DAYTON, Ohio - January 23, 2019 - The Dayton Power and Light Company (DP&L), a subsidiary of The AES Corporation (NYSE: AES), announced that yesterday it filed a request with the Public Utilities Commission of Ohio (PUCO) for an extension of its Distribution Modernization Rider (DMR), a component in its October 2017 Electric Security Plan Order, (ESP 3). The widely supported ESP 3 Order addressed several DP&L operational areas, including that the company continue a competitive bidding process for its electric supply and file a Distribution Modernization Plan.

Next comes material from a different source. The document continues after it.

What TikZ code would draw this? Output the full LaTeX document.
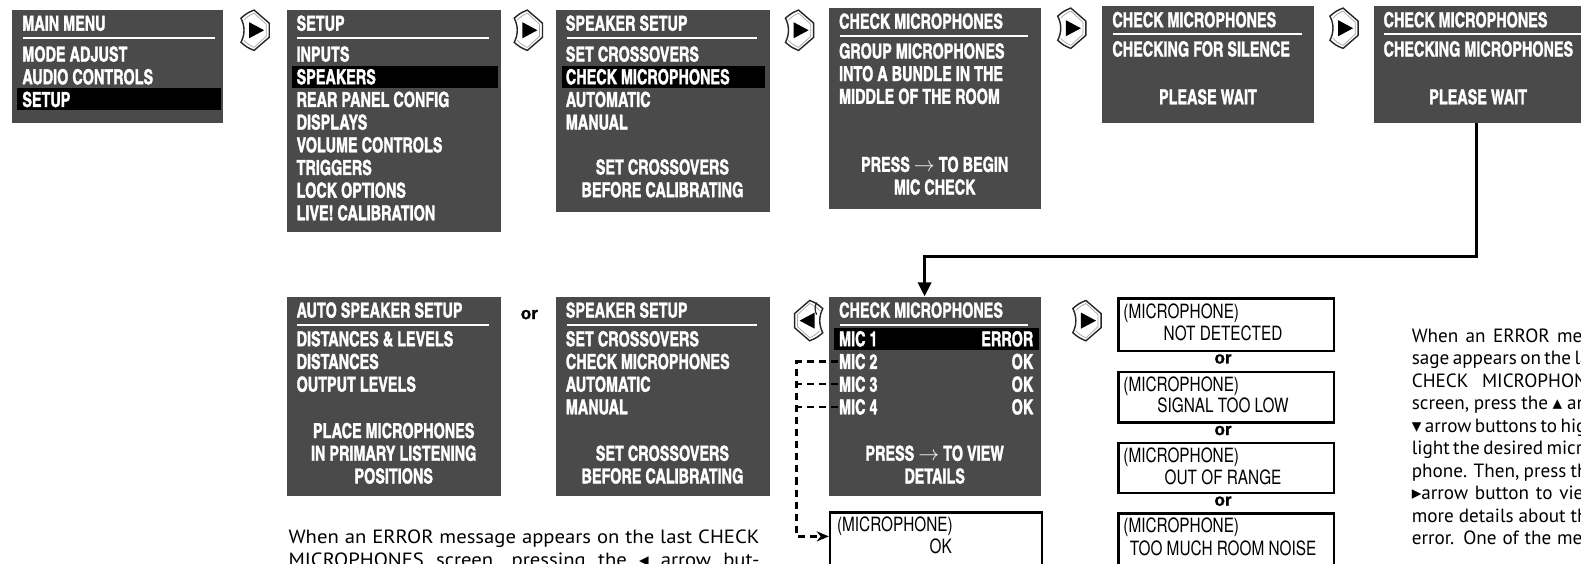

The ESP 3 Order included language authorizing a three-year DMR, with the ability to continue the DMR for an additional two years at a level subject to Commission approval. DP&L's request, called the Distribution Modernization Rider Extension (DMR-E), seeks approval of this two-year extension. PUCO approval of the DMR-E will allow DP&L to deliver substantial benefits to its customers, maintain its financial integrity and increase DP&L's investments in the Miami Valley, as outlined in its recently filed Distribution Modernization Plan.
If approved by the PUCO, during the temporary two-year extension beginning November 2020, DP&L's typical residential customer using 1,000 kWh will see an impact of $8.64 per month. At the end of the two-year extension, October 2022, the DMR-E would expire.
The Distribution Modernization Plan and DMR-E were submitted for PUCO approval in parallel as an integrated package. The two filings are inter-related and essential for DP&L to deliver its customers personalized, innovative, and seamless energy services enabled by transformative technologies.